Looking at the total fed cattle inventory, USDA found only 10.607 million head on hand as of Nov. 1, almost 6% below Nov. 1, 2012, and marking the 15th consecutive month with lower cattle on feed numbers than the previous year. Historically speaking, the November inventory was the smallest number of cattle on feed as of Nov. 1 since the data series began in 1996.

"Smaller inventories imply lower beef production ahead," Petry said. "The Livestock Marketing Information Center is projecting fourth-quarter 2013 beef production to decline about 5.2% from last year. That would result in a 1.5% decline in beef production for the year."

Looking at the broader slaughter picture, Petry pointed out that if U.S. pasture and range conditions continue to improve, declining cow slaughter plus lower fed cattle slaughter could result in 2014 beef production that is some 6-7% smaller than in 2013.

Based on the inventory and placement figures, economists Len Steiner and Steve Meyer predicted that fed cattle numbers will likely be 5-6% smaller next spring despite the bump in placements.

While the possibility of turning a profit given record live cattle prices and cheaper feed had cattle feeders bidding up feeder cattle in recent weeks, the fact remains that there are simply fewer cattle to be had in the first place.

Marketings of fed cattle during the month of October grew 1% compared with last year, according to the USDA report. The agency also released its monthly "Livestock Slaughter" report last week, putting total cattle slaughter at 2.90 million head, down 2% from a year ago.

October 2013 contained the same number of weekdays and Saturdays as the previous year, making the year-over-year comparisons a little more relevant than in months where the number of workdays shifts from one year to the next.

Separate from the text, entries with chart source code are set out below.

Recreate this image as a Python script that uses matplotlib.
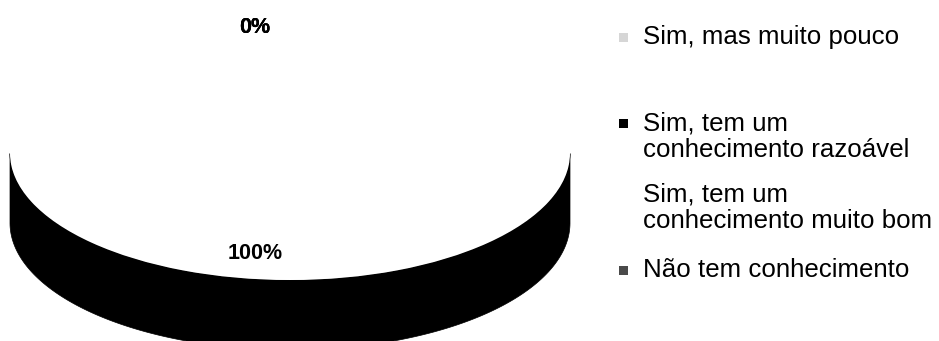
import numpy as np
import matplotlib.pyplot as plt
from matplotlib.patches import Wedge, Polygon, Rectangle

# ------------------------
# Data
# ------------------------
categories = [
    "Sim, mas muito pouco",
    "Sim, tem um\nconhecimento razoável",
    "Sim, tem um\nconhecimento muito bom",
    "Não tem conhecimento",
]
values = [100, 0, 0, 0]

top_colors = ["white", "black", "white", "#3a3a3a"]
side_colors = ["black", "black", "white", "black"]
marker_colors = ["#d6d6d6", "black", "white", "#4a4a4a"]
marker_hatch = ["....", None, None, "xxxx"]

plt.rcParams['font.family'] = ['Liberation Sans', 'DejaVu Sans']

W, H = 939, 341
fig = plt.figure(figsize=(W / 100, H / 100), dpi=100)
ax = fig.add_axes([0, 0, 1, 1])

# pixel geometry of the tilted pie
cx, cy = 290, 153      # centre of top ellipse (px from top-left)
a, b = 280, 127        # semi axes (px)
depth = 70 / b         # side height in unit-circle y units

ax.set_xlim(-cx / a, (W - cx) / a)
ax.set_ylim(-(H - cy) / b, cy / b)
ax.axis("off")

# ------------------------
# Slices: clockwise from 90 degrees
# ------------------------
total = float(sum(values))
angles = [90.0]
for v in values:
    angles.append(angles[-1] - 360.0 * v / total)

# side walls (front half only)
for i, v in enumerate(values):
    if v == 0:
        continue
    th = np.deg2rad(np.linspace(angles[i + 1], angles[i], 400))
    front = np.sin(th) <= 0
    if not front.any():
        continue
    x = np.cos(th[front])
    y = np.sin(th[front])
    pts = np.column_stack([np.r_[x, x[::-1]], np.r_[y, y[::-1] - depth]])
    ax.add_patch(Polygon(pts, closed=True, facecolor=side_colors[i],
                         edgecolor=side_colors[i], lw=0.5))

# top faces
for i, v in enumerate(values):
    if v == 0:
        continue
    ax.add_patch(Wedge((0, 0), 1.0, angles[i + 1], angles[i],
                       facecolor=top_colors[i], edgecolor="none"))

# percentage labels
for i, v in enumerate(values):
    mid = np.deg2rad((angles[i] + angles[i + 1]) / 2)
    r = 0.79 if v > 0 else 0.99
    ax.text(r * np.cos(mid) - 0.125, r * np.sin(mid), f"{v / total:.0%}",
            ha="center", va="center", fontsize=15.5, fontweight="bold")

# ------------------------
# Legend (drawn by hand)
# ------------------------
legend_y = [37, 137, 208, 270]   # px from top, centre of each entry
line_h = 27
for lab, yc, mc, hc in zip(categories, legend_y, marker_colors, marker_hatch):
    n = lab.count("\n") + 1
    y_first = yc - (n - 1) * line_h / 2
    if mc != "white":
        fig.patches.append(Rectangle((619 / W, 1 - (y_first + 4.5) / H), 9 / W, 9 / H,
                                     transform=fig.transFigure,
                                     facecolor=mc, edgecolor="none",
                                     hatch=hc))
    fig.text(643 / W, 1 - yc / H, lab, ha="left", va="center",
             fontsize=18.6, linespacing=1.13)

fig.savefig("out.png", dpi=100, facecolor="white")
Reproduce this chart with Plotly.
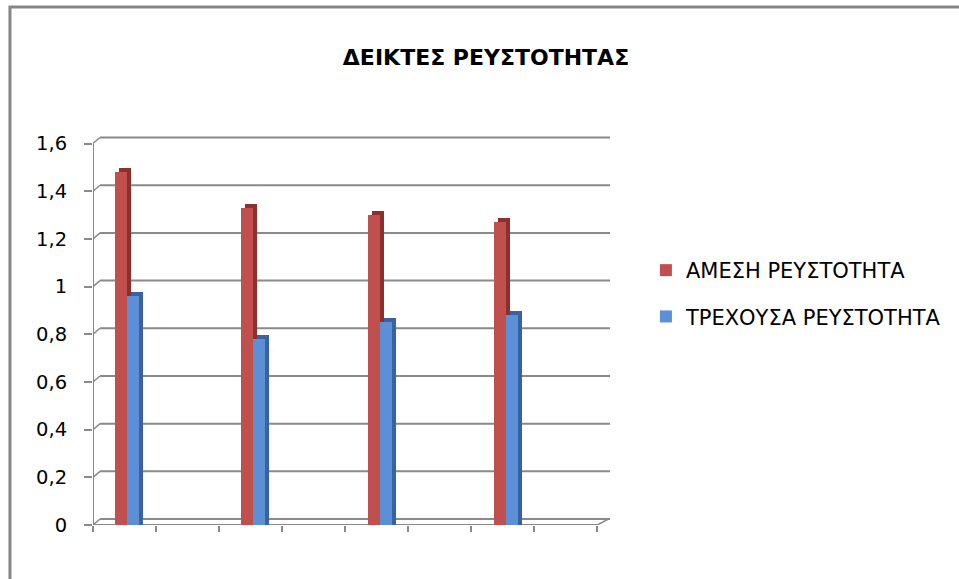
import plotly.graph_objects as go

# ---- data ----
categories = ["1", "2", "3", "4", "5", "6", "7", "8"]
amesi = [1.48, None, 1.33, None, 1.30, None, 1.27, None]
trexousa = [0.96, None, 0.78, None, 0.85, None, 0.88, None]
series_names = ["ΑΜΕΣΗ ΡΕΥΣΤΟΤΗΤΑ", "ΤΡΕΧΟΥΣΑ ΡΕΥΣΤΟΤΗΤΑ"]
y_ticks = [0, 0.2, 0.4, 0.6, 0.8, 1.0, 1.2, 1.4, 1.6]
y_ticktext = ["0", "0,2", "0,4", "0,6", "0,8", "1", "1,2", "1,4", "1,6"]
title_text = "ΔΕΙΚΤΕΣ ΡΕΥΣΤΟΤΗΤΑΣ"

x = [i + 1 for i in range(len(categories))]

# ---- geometry / style ----
W, H = 959, 579
L, T, B = 93, 134, 54
px_per_x = 63.4
x_range = [0.5, 8.7]
plot_w = (x_range[1] - x_range[0]) * px_per_x
R = W - L - plot_w
y_range = [0, 1.64]
plot_h = H - T - B
px_per_y = plot_h / (y_range[1] - y_range[0])

bar_w = 0.19
depth_x = 4 / px_per_x
depth_y = 4 / px_per_y

red, red_dark = "#C0504D", "#8C302E"
blue, blue_dark = "#5B8FD6", "#3A62A0"
grid_col = "#8A8A8A"
FONT = "DejaVu Sans"

fig = go.Figure()

def add_series(vals, name, front, dark, off):
    side = [v + depth_y if v is not None else None for v in vals]
    fig.add_trace(go.Bar(x=x, y=side, width=bar_w, offset=off + depth_x,
                         marker=dict(color=dark, line=dict(width=0)),
                         showlegend=False, hoverinfo="skip"))
    fig.add_trace(go.Bar(x=x, y=vals, width=bar_w, offset=off, name=name,
                         legendgroup=name,
                         marker=dict(color=front, line=dict(width=0))))

add_series(amesi, series_names[0], red, red_dark, -0.145)
add_series(trexousa, series_names[1], blue, blue_dark, 0.045)

shapes = []
dx, dy = 7, 6
x_left, x_right = 0.5, 8.5
# gridlines on back wall + diagonal connectors
for v in y_ticks:
    shapes.append(dict(type="line", xref="x", yref="y", xsizemode="pixel", ysizemode="pixel",
                       xanchor=x_left, yanchor=v, x0=dx, x1=dx + (x_right - x_left) * px_per_x + 4,
                       y0=dy, y1=dy, line=dict(color=grid_col, width=2), layer="below"))
    shapes.append(dict(type="line", xref="x", yref="y", xsizemode="pixel", ysizemode="pixel",
                       xanchor=x_left, yanchor=v, x0=0, x1=dx, y0=0, y1=dy,
                       line=dict(color=grid_col, width=1.5), layer="below"))
# front floor edge and right diagonal
shapes.append(dict(type="line", xref="x", yref="y", x0=x_left, x1=x_right, y0=0, y1=0,
                   line=dict(color=grid_col, width=2), layer="below"))
shapes.append(dict(type="line", xref="x", yref="y", xsizemode="pixel", ysizemode="pixel",
                   xanchor=x_right, yanchor=0, x0=0, x1=dx + 4, y0=0, y1=dy,
                   line=dict(color=grid_col, width=1.5), layer="below"))
# front y axis line
shapes.append(dict(type="line", xref="x", yref="y", x0=x_left, x1=x_left, y0=0, y1=y_ticks[-1],
                   line=dict(color=grid_col, width=2), layer="below"))
# outer chart border
shapes.append(dict(type="rect", xref="paper", yref="paper",
                   x0=(9.5 - L) / plot_w, x1=(W + 20 - L) / plot_w,
                   y0=(H - B - (H + 20)) / plot_h, y1=(H - B - 7) / plot_h,
                   line=dict(color="#868686", width=3), fillcolor="rgba(0,0,0,0)"))

fig.update_layout(
    width=W, height=H,
    margin=dict(l=L, r=R, t=T, b=B, pad=0),
    paper_bgcolor="white", plot_bgcolor="white",
    barmode="overlay",
    shapes=shapes,
    font=dict(family=FONT, color="#000000"),
    title=dict(text="<b>" + title_text + "</b>", x=486 / W, xanchor="center",
               y=1 - 57 / H, yanchor="middle", xref="container", yref="container",
               font=dict(size=22, family=FONT, color="#000000")),
    xaxis=dict(range=x_range, tickvals=[i + 0.5 for i in range(len(categories) + 1)],
               ticktext=[""] * (len(categories) + 1), ticks="outside", ticklen=6,
               tickwidth=2, tickcolor=grid_col, showgrid=False, zeroline=False,
               showline=False),
    yaxis=dict(range=y_range, tickvals=y_ticks, ticktext=y_ticktext, ticks="outside",
               ticklen=8, tickwidth=2, tickcolor=grid_col, showgrid=False, zeroline=False,
               showline=False, ticklabelstandoff=13,
               tickfont=dict(size=19.5, family=FONT, color="#000000")),
    legend=dict(x=(649 - L) / plot_w, y=(H - B - 250) / plot_h, xanchor="left", yanchor="top",
                font=dict(size=21, family=FONT, color="#000000"),
                traceorder="grouped", tracegroupgap=16, bgcolor="rgba(0,0,0,0)"),
    bargap=0,
)

fig.write_html("out.html", config={"displayModeBar": False},
               post_script="document.body.style.margin='0';document.body.style.overflow='hidden';")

Total beef production for the month tallied 2.32 billion lb., 1% smaller than the previous year. Despite killing fewer head, production was only slightly smaller due to an increase in the average liveweight of 9 lb. per head. Both the number and weight of cattle slaughtered imply fewer cows slaughtered this year and last, which would be consistent with an industry now considered to be in expansion mode for the first time in many, many months.

In USDA's "Cold Storage" report, stocks of beef in commercial freezers were somewhat smaller than the previous month at nearly 443.6 million lb. Even so, the stocks figure is up 3% from the same month in 2012. Nevertheless, this is not a huge concern for the industry as recent retail pricing and consumption data suggest that beef demand is holding fairly solid as 2013 draws to a close.

 

November cattle on feed report (million head)

 

 

 

% of

Trader

 

 

2012

2013

2012

estimates

Difference

Cattle on feed, Nov. 1

11.254

10.607

94.3

94.0

0.3

Placements

2.180

2.394

109.8

108.7

1.1

Marketings

1.837

1.856

101.0

101.4

-0.4

*Sources: U.S. Department of Agriculture, Dow Jones.

 

Hog slaughter

Tight supplies of hogs persist, with USDA reporting October pork production of 2.17 billion lb., down 2% from the previous year. Heavier hogs — the average liveweight being 4 lb. more than the prior year — partially offset a 4% drop in the number of hogs processed.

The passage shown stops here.